Enhanced photoelectrochemical response of plasmonic Au embedded BiVO4/Fe2O3 heterojunction†
Abstract
The effect of embedding Au nanoparticles (NPs) in a BiVO4/Fe2O3 heterojunction for photoelectrochemical water splitting is studied here for the first time. The present nanostructured heterojunction offers three major advantages over pristine BiVO4 and Fe2O3: (i) the formation of a heterojunction between BiVO4 and Fe2O3 enhances the charge carrier separation and transfer, (ii) the layer of Fe2O3 provides protection to BiVO4 from photocorrosion and, (iii) the Au NPs possessing surface plasmon resonance (SPR) enhance the photoelectrochemical response by transferring energy to metal oxides by hot electron transfer (HET) and plasmon resonant energy transfer (PRET).
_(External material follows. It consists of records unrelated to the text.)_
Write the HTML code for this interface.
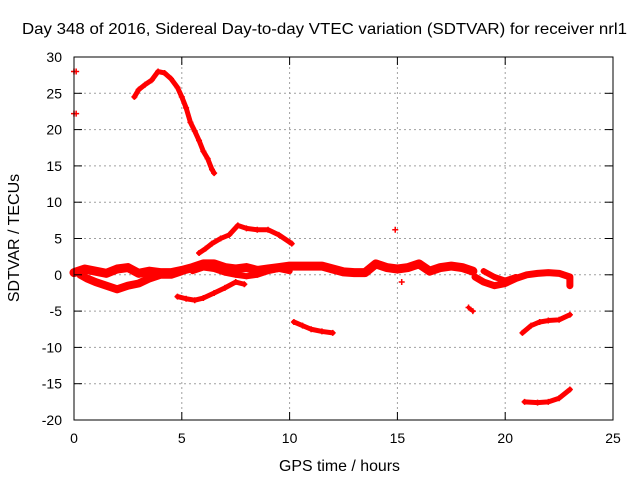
<!DOCTYPE html>
<html><head><meta charset="utf-8"><style>
body{margin:0;background:#fff}
text{font-family:"Liberation Sans",sans-serif;font-size:14px;fill:#000}
.big{font-size:16px}
</style></head><body>
<svg id="chart" width="640" height="480">
<g id="grid"></g>
<g id="series"></g>
<rect x="74" y="57" width="539" height="363" fill="none" stroke="#000"/>
<g id="ticks"></g>
<text class="big" x="22" y="34" textLength="605" lengthAdjust="spacingAndGlyphs">Day 348 of 2016, Sidereal Day-to-day VTEC variation (SDTVAR) for receiver nrl1</text>
<text class="big" x="279" y="471" textLength="121" lengthAdjust="spacingAndGlyphs">GPS time / hours</text>
<text class="big" transform="translate(19,238) rotate(-90)" text-anchor="middle">SDTVAR / TECUs</text>
</svg>
<script>
const xTicks=[0,5,10,15,20,25];
const yTicks=[30,25,20,15,10,5,0,-5,-10,-15,-20];
const arcHigh=[[2.8,24.5],[3.0,25.5],[3.3,26.2],[3.6,26.8],[3.9,28],[4.2,27.8],[4.5,27],[4.8,25.8],[5.0,24.5],[5.2,23],[5.4,21],[5.6,19.8],[5.8,18.5],[6.0,17],[6.2,16],[6.4,14.5],[6.5,14]];
const isolated=[[0,28],[0.1,28],[0,22.2],[0.1,22.2],[14.9,6.2],[15.2,-1]];
const arcUpper=[[5.8,3],[6.1,3.6],[6.4,4.3],[6.8,5],[7.2,5.5],[7.6,6.8],[8,6.4],[8.5,6.2],[9,6.2],[9.5,5.5],[10,4.5],[10.1,4.3]];
const bandA=[[0,0.3],[0.5,0.8],[1,0.5],[1.5,0.2],[2,0.8],[2.5,1],[3,0.2],[3.5,0.5],[4,0.3],[4.5,0.3],[5,0.6],[5.5,1],[6,1.5],[6.5,1.5],[7,1],[7.5,0.8],[8,1],[8.5,0.6],[9,0.8],[9.5,1],[10,1.2],[10.5,1.2],[11,1.2],[11.5,1.2],[12,0.8],[12.5,0.4],[13,0.3],[13.5,0.3],[14,1.5],[14.5,1],[15,0.8],[15.5,1],[16,1.5],[16.5,0.5],[17,1],[17.5,1.2],[18,1],[18.5,0.5]];
const bandB=[[0.3,0],[0.6,-0.5],[1,-1],[1.5,-1.5],[2,-2],[2.5,-1.5],[3,-1.2],[3.5,-0.5],[4,0],[4.5,0],[5,0.5]];
const bandC=[[5.5,0.5],[6,1],[6.5,0.8],[7,0.3],[7.5,0],[8,-0.2],[8.5,0],[9,0.5],[9.5,0.8],[10,0.5]];
const bandD=[[18.6,-0.3],[19,-1],[19.5,-1.5],[20,-1.2],[20.5,-0.5],[21,0],[21.5,0.2],[22,0.3],[22.5,0.2],[23,-0.3],[23,-1.5]];
const bandE=[[19,0.5],[19.5,-0.3],[20,-0.8],[20.5,-0.3]];
const arcLow=[[4.8,-3],[5.2,-3.3],[5.6,-3.5],[6,-3.2],[6.5,-2.5],[7,-1.8],[7.5,-1],[7.9,-1.3]];
const seg10=[[10.2,-6.5],[10.6,-7],[11,-7.5],[11.5,-7.8],[12,-8]];
const seg18=[[18.3,-4.5],[18.5,-5]];
const seg21=[[20.8,-8],[21.2,-7],[21.6,-6.5],[22,-6.3],[22.5,-6.2],[23,-5.5]];
const seg21low=[[20.9,-17.5],[21.5,-17.6],[22,-17.5],[22.5,-17],[23,-15.8]];
const NS='http://www.w3.org/2000/svg';
const X=v=>74+v*539/25, Y=v=>57+(30-v)*363/50;
const grid=document.getElementById('grid'),ticks=document.getElementById('ticks'),ser=document.getElementById('series');
function mk(t,a,p){const e=document.createElementNS(NS,t);for(const k in a)e.setAttribute(k,a[k]);p.appendChild(e);return e;}
xTicks.forEach(v=>{const x=X(v);
 if(v>0&&v<25){const g=mk('line',{x1:x,x2:x,y1:57,y2:420,stroke:'#a0a0a0','stroke-dasharray':'2,3'},grid);
 
 }
 mk('line',{x1:x,x2:x,y1:420,y2:412,stroke:'#000'},ticks);mk('line',{x1:x,x2:x,y1:57,y2:65,stroke:'#000'},ticks);
 const t=mk('text',{x:x,y:443,'text-anchor':'middle'},ticks);t.textContent=v;
 
 });
yTicks.forEach(v=>{const y=Y(v);
 if(v>-20&&v<30){const g=mk('line',{x1:74,x2:613,y1:y,y2:y,stroke:'#a0a0a0','stroke-dasharray':'2,3'},grid);
 
 }
 mk('line',{x1:74,x2:82,y1:y,y2:y,stroke:'#000'},ticks);mk('line',{x1:613,x2:605,y1:y,y2:y,stroke:'#000'},ticks);
 const t=mk('text',{x:62,y:y+5,'text-anchor':'end'},ticks);t.textContent=v;
 
 });
function draw(arr,name,w){
 if(arr.length>1&&w){const pl=mk('polyline',{points:arr.map(p=>X(p[0])+','+Y(p[1])).join(' '),fill:'none',stroke:'#f00','stroke-width':w,'stroke-linejoin':'round','stroke-linecap':'round'},ser);
 
 }
 arr.forEach(p=>{const x=X(p[0]),y=Y(p[1]);
  const m=mk('path',{d:`M${x-3},${y}H${x+3}M${x},${y-3}V${y+3}`,stroke:'#f00','stroke-width':1.5},ser);
  
  });
}
draw(arcHigh,'arc-high',5);draw(isolated,'isolated-points',0);draw(arcUpper,'arc-upper',5);
draw(bandA,'band-a',9);draw(bandB,'band-b',8);draw(bandC,'band-c',6);draw(bandD,'band-d',7);draw(bandE,'band-e',6);
draw(arcLow,'arc-low',5);draw(seg10,'segment-10h',5);draw(seg18,'segment-18h',4);draw(seg21,'segment-21h',5);draw(seg21low,'segment-21h-low',5);
</script>
</body></html>
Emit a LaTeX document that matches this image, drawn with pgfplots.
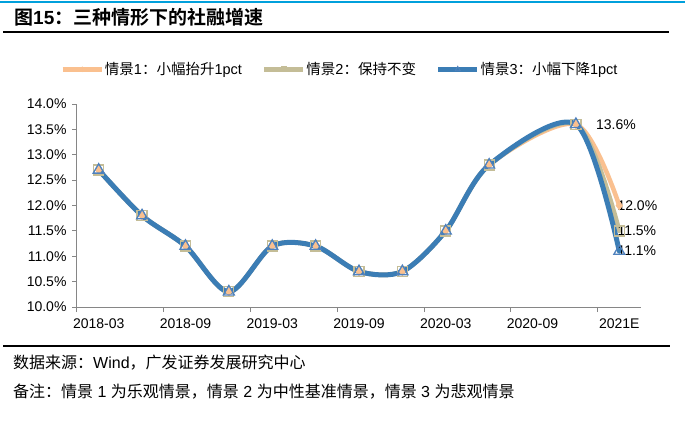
\documentclass[border=0pt]{standalone}
\usepackage{pgfplots}
\pgfplotsset{compat=1.18}
\usepackage{fontspec}
\setmainfont{Liberation Sans}
\newfontfamily\cjk{Noto Sans CJK SC}
\newfontfamily\cjkbold{Noto Sans CJK SC Bold}

\definecolor{qjone}{HTML}{FAC08F}
\definecolor{qjtwo}{HTML}{C4BD97}
\definecolor{qjthree}{HTML}{3B7DB5}
\definecolor{trimark}{HTML}{4F81BD}
\definecolor{axisgray}{HTML}{868686}
\definecolor{topblue}{HTML}{00A0DC}

\begin{document}
\begin{tikzpicture}[x=1pt,y=1pt]
\path[use as bounding box, fill=white] (0,0) rectangle (685,421);
% header
\draw[topblue, line width=2pt] (0,418.5) -- (685,418.5);
\node[anchor=west, inner sep=0pt] at (14,404)
  {\fontsize{19}{21}\selectfont{\cjkbold 图}{\bfseries 15}{\cjkbold ：三种情形下的社融增速}};
\draw[black, line width=1.3pt] (3,389) -- (669,389);
% footer
\draw[black, line width=1.3pt] (3,75) -- (670,75);
\node[anchor=west, inner sep=0pt] at (13,58)
  {\fontsize{16}{18}\selectfont{\cjk 数据来源：}Wind{\cjk ，广发证券发展研究中心}};
\node[anchor=west, inner sep=0pt] at (13,29)
  {\fontsize{16}{18}\selectfont{\cjk 备注：情景} 1 {\cjk 为乐观情景，情景} 2 {\cjk 为中性基准情景，情景} 3 {\cjk 为悲观情景}};

\begin{axis}[
    at={(77pt,114pt)}, anchor=south west,
    scale only axis, width=564pt, height=203pt,
    xmin=-0.5, xmax=12.5, ymin=10, ymax=14,
    clip=false,
    axis x line*=bottom, axis y line*=left,
    axis line style={draw=axisgray, line width=1pt},
    tick align=outside,
    xtick={-0.5,1.5,...,11.5}, xticklabels={},
    extra x ticks={0,2,...,12},
    extra x tick labels={2018-03,2018-09,2019-03,2019-09,2020-03,2020-09,2021E},
    extra x tick style={major tick length=0pt},
    xticklabel style={yshift=-8pt},
    ytick={10,10.5,...,14},
    yticklabel={\pgfmathprintnumber[fixed,fixed zerofill,precision=1]{\tick}\%},
    /pgf/number format/assume math mode=true,
    major tick length=5pt,
    tick style={draw=axisgray, line width=1pt},
    tick label style={font=\fontsize{14}{16}\selectfont, black},
    yticklabel style={xshift=-2pt},
    legend image code/.code={\draw[mark repeat=2,mark phase=2,#1]
        plot coordinates {(0pt,0pt) (19.5pt,0pt) (39pt,0pt)};},
    legend style={at={(0.4654,1.171)}, anchor=center, draw=none, fill=none,
        legend columns=3, font=\fontsize{14.5}{17}\selectfont,
        nodes={inner sep=1pt},
        /tikz/every even column/.append style={column sep=19pt}},
    legend cell align=left,
]
\addlegendimage{qjone, line width=4.5pt, mark=diamond*, mark size=2.5pt, mark options={line width=0.5pt}}
\addlegendentry{{\cjk 情景}1{\cjk ：小幅抬升}1pct}
\addlegendimage{qjtwo, line width=4.5pt, mark=square, mark size=2.5pt, mark options={line width=0.8pt}}
\addlegendentry{{\cjk 情景}2{\cjk ：保持不变}}
\addlegendimage{qjthree, line width=4.5pt, mark=triangle, mark size=3pt, mark options={line width=0.8pt, draw=trimark}}
\addlegendentry{{\cjk 情景}3{\cjk ：小幅下降}1pct}

% lines
\addplot[forget plot, smooth, qjone, line width=4.5pt, line cap=round, line join=round] coordinates {
  (0,12.7) (1,11.8) (2,11.2) (3,10.3) (4,11.2) (5,11.2) (6,10.7) (7,10.7)
  (8,11.5) (9,12.8) (11,13.6) (12,12.0)};
\addplot[forget plot, smooth, qjtwo, line width=4.5pt, line cap=round, line join=round] coordinates {
  (0,12.7) (1,11.8) (2,11.2) (3,10.3) (4,11.2) (5,11.2) (6,10.7) (7,10.7)
  (8,11.5) (9,12.8) (11,13.6) (12,11.5)};
\addplot[forget plot, smooth, qjthree, line width=5pt, line cap=round, line join=round] coordinates {
  (0,12.7) (1,11.8) (2,11.2) (3,10.3) (4,11.2) (5,11.2) (6,10.7) (7,10.7)
  (8,11.5) (9,12.8) (11,13.6) (12,11.1)};

% markers
\addplot[forget plot, only marks, mark=diamond*, mark size=4.5pt, qjone] coordinates {
  (0,12.7) (1,11.8) (2,11.2) (3,10.3) (4,11.2) (5,11.2) (6,10.7) (7,10.7)
  (8,11.5) (9,12.8) (11,13.6) (12,12.0)};
\addplot[forget plot, only marks, mark=square, mark size=5pt, qjtwo, mark options={line width=1.3pt}] coordinates {
  (0,12.7) (1,11.8) (2,11.2) (3,10.3) (4,11.2) (5,11.2) (6,10.7) (7,10.7)
  (8,11.5) (9,12.8) (11,13.6) (12,11.5)};
\addplot[forget plot, only marks, mark=triangle, mark size=6.3pt, trimark, mark options={line width=1.3pt}] coordinates {
  (0,12.7) (1,11.8) (2,11.2) (3,10.3) (4,11.2) (5,11.2) (6,10.7) (7,10.7)
  (8,11.5) (9,12.8) (11,13.6) (12,11.1)};

% data labels
\node[anchor=west, inner sep=0pt, font=\fontsize{14}{16}\selectfont] at (axis cs:11,13.6) [xshift=20pt] {13.6\%};
\node[anchor=west, inner sep=0pt, font=\fontsize{14}{16}\selectfont] at (axis cs:12,12.0) [xshift=-2pt] {12.0\%};
\node[anchor=west, inner sep=0pt, font=\fontsize{14}{16}\selectfont] at (axis cs:12,11.5) [xshift=-2pt] {11.5\%};
\node[anchor=west, inner sep=0pt, font=\fontsize{14}{16}\selectfont] at (axis cs:12,11.1) [xshift=-2pt] {11.1\%};
\end{axis}
\end{tikzpicture}
\end{document}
The present study reveals that the heterojunction ITO/BiVO4/Fe2O3 (with 32% v/v Au solution in both layers) gives the best performance and mitigates the limitations of both pristine Fe2O3 and BiVO4. A thirteen-fold increment in applied bias photon-to-current conversion efficiency (ABPE) was observed at 1.24 V vs. RHE under the condition of 1 Sun illumination. Monochromatic incident photon-to-current conversion efficiency (IPCE) measurements indicated that an Au embedded heterojunction is more effective in harvesting visible light in comparison to a heterojunction without Au NPs.